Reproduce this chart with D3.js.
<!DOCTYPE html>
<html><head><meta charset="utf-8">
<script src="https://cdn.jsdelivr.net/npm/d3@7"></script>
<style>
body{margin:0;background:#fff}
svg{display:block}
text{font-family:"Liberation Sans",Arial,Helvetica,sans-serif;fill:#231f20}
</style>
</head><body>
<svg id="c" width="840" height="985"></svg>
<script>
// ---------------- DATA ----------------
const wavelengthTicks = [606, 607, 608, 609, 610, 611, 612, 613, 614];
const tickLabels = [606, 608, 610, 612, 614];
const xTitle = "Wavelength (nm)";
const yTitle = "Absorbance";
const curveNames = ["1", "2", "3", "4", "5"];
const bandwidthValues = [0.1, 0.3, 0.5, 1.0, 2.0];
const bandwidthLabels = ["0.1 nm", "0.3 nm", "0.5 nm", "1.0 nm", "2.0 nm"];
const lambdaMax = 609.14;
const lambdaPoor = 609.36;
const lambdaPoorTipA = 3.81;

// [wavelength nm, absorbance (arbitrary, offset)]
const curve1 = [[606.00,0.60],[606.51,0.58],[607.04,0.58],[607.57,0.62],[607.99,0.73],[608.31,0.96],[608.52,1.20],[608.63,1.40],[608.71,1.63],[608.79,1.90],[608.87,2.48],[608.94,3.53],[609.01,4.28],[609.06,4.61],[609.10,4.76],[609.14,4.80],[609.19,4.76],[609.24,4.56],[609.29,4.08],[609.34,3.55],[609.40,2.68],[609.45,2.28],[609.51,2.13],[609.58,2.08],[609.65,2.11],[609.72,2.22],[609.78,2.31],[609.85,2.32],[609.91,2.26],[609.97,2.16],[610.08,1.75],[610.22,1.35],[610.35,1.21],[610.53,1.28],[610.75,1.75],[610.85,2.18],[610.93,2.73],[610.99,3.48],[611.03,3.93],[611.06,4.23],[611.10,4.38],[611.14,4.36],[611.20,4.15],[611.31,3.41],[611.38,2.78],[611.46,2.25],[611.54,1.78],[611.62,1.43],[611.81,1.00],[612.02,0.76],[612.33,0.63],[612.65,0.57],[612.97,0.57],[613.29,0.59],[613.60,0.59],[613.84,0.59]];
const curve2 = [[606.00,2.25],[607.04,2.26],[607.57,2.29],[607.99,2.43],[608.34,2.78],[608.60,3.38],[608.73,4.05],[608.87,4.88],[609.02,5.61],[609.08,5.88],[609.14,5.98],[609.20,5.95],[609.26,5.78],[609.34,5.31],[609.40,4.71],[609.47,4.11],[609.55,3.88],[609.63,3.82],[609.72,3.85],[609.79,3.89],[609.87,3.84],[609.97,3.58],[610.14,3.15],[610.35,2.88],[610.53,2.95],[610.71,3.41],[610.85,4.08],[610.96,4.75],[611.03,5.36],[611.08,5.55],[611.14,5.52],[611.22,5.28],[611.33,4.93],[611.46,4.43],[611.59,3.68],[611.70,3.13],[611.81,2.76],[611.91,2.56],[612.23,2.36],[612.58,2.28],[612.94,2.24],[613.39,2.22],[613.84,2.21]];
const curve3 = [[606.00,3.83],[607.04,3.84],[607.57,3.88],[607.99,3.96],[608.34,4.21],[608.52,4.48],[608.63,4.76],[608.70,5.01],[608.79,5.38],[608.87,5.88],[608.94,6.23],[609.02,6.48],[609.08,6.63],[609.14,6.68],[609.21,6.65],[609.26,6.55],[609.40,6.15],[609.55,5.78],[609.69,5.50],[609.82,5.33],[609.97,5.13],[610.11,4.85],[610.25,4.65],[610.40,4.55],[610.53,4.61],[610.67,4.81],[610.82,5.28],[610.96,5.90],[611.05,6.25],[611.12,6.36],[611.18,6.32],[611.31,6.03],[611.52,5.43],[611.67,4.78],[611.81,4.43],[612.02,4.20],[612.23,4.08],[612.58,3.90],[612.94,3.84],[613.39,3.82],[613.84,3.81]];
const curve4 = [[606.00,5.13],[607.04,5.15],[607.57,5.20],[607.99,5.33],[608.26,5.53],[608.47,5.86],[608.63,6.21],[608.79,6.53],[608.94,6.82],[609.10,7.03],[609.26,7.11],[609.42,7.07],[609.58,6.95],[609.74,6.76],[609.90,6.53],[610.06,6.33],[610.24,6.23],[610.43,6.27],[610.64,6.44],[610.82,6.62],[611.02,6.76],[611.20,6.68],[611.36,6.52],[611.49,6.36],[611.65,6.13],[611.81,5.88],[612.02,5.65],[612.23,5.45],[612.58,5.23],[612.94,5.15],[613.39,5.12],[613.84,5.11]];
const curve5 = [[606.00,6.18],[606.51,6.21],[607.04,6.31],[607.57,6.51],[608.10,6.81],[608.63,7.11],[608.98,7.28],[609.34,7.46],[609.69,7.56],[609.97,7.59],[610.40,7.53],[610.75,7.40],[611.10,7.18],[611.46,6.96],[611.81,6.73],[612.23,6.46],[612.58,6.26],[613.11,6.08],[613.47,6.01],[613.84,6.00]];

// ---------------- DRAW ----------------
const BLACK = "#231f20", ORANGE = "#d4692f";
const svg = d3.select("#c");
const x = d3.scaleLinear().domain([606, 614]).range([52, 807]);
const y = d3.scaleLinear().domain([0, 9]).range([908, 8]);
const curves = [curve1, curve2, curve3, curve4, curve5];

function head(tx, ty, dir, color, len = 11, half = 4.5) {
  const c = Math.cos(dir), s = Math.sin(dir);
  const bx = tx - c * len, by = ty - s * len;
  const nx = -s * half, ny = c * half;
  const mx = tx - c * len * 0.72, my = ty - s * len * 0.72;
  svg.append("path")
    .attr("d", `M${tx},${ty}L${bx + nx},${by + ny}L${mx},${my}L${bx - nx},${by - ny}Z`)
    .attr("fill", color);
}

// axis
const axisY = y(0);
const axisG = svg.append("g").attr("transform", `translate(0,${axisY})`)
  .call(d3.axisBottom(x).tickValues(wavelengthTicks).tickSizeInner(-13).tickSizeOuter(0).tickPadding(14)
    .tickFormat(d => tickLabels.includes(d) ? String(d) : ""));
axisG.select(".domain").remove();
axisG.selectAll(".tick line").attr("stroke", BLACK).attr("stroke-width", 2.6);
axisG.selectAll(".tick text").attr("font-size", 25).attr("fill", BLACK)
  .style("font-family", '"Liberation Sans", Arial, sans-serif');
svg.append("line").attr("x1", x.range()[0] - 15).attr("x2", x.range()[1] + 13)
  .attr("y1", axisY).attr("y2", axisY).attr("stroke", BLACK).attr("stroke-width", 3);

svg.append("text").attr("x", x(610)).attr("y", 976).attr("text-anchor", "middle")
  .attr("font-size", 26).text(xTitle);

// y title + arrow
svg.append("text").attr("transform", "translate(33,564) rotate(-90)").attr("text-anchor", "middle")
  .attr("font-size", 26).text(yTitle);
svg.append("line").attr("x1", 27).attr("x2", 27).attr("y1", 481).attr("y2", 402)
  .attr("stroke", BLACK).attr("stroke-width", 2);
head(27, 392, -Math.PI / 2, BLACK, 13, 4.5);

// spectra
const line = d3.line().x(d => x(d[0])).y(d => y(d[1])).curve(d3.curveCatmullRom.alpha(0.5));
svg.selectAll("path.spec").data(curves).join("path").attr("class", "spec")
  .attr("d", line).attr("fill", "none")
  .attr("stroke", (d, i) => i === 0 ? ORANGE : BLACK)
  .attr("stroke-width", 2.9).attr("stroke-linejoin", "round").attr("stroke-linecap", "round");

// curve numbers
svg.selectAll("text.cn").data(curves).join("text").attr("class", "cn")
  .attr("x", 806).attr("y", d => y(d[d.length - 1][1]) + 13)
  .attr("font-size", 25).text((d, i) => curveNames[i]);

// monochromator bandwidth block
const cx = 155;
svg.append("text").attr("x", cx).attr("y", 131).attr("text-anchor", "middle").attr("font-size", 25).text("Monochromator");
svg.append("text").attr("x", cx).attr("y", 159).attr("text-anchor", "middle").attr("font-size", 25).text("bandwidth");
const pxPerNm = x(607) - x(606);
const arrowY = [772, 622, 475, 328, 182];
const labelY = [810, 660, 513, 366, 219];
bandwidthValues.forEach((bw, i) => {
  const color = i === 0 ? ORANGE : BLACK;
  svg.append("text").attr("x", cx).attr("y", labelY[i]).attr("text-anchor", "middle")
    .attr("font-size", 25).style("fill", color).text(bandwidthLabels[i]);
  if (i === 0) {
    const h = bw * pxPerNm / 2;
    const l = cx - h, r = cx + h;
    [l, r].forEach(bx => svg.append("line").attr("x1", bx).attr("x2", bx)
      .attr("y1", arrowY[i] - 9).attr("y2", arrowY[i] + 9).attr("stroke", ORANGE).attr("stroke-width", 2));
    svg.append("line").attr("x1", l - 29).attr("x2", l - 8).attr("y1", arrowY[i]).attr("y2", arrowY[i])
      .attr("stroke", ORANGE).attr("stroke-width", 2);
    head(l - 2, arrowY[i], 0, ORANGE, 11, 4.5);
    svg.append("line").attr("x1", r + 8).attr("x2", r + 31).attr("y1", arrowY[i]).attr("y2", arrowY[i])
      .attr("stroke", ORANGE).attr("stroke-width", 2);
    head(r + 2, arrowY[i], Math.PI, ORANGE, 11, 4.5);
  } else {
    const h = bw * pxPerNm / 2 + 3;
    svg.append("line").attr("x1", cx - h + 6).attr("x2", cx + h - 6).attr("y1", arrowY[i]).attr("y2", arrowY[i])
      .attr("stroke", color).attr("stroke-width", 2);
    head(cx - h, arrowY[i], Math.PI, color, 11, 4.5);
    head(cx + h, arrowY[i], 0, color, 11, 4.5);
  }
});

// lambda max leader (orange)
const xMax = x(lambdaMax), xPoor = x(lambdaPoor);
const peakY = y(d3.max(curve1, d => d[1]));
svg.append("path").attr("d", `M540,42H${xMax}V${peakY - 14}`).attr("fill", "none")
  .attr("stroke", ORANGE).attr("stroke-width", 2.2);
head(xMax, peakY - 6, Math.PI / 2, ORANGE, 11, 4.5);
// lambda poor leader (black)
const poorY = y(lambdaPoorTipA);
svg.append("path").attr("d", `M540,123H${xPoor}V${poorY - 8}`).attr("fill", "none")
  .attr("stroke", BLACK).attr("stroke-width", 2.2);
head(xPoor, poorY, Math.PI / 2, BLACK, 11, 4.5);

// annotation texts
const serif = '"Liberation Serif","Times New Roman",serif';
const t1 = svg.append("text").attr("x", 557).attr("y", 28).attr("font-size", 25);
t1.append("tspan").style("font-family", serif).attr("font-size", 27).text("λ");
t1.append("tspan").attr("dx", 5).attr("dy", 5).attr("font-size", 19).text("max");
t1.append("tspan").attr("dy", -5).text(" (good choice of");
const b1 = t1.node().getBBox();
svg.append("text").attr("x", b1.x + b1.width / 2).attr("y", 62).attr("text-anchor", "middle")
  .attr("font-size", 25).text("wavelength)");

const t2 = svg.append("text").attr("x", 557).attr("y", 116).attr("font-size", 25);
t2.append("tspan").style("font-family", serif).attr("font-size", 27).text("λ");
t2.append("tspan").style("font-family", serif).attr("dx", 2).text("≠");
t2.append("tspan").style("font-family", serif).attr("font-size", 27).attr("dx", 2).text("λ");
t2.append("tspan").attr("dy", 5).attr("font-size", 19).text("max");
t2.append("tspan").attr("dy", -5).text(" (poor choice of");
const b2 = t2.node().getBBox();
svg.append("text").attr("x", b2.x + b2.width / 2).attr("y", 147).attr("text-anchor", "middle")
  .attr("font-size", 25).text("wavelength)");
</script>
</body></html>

--

## WORK TO COMPLETE
Without changing anything, quote the lines from the top of the data to the line that contains "const lambdaPoorTipA = 3.81;", including that line.

## ANSWER
Reproduce this chart with D3.js.
<!DOCTYPE html>
<html><head><meta charset="utf-8">
<script src="https://cdn.jsdelivr.net/npm/d3@7"></script>
<style>
body{margin:0;background:#fff}
svg{display:block}
text{font-family:"Liberation Sans",Arial,Helvetica,sans-serif;fill:#231f20}
</style>
</head><body>
<svg id="c" width="840" height="985"></svg>
<script>
// ---------------- DATA ----------------
const wavelengthTicks = [606, 607, 608, 609, 610, 611, 612, 613, 614];
const tickLabels = [606, 608, 610, 612, 614];
const xTitle = "Wavelength (nm)";
const yTitle = "Absorbance";
const curveNames = ["1", "2", "3", "4", "5"];
const bandwidthValues = [0.1, 0.3, 0.5, 1.0, 2.0];
const bandwidthLabels = ["0.1 nm", "0.3 nm", "0.5 nm", "1.0 nm", "2.0 nm"];
const lambdaMax = 609.14;
const lambdaPoor = 609.36;
const lambdaPoorTipA = 3.81;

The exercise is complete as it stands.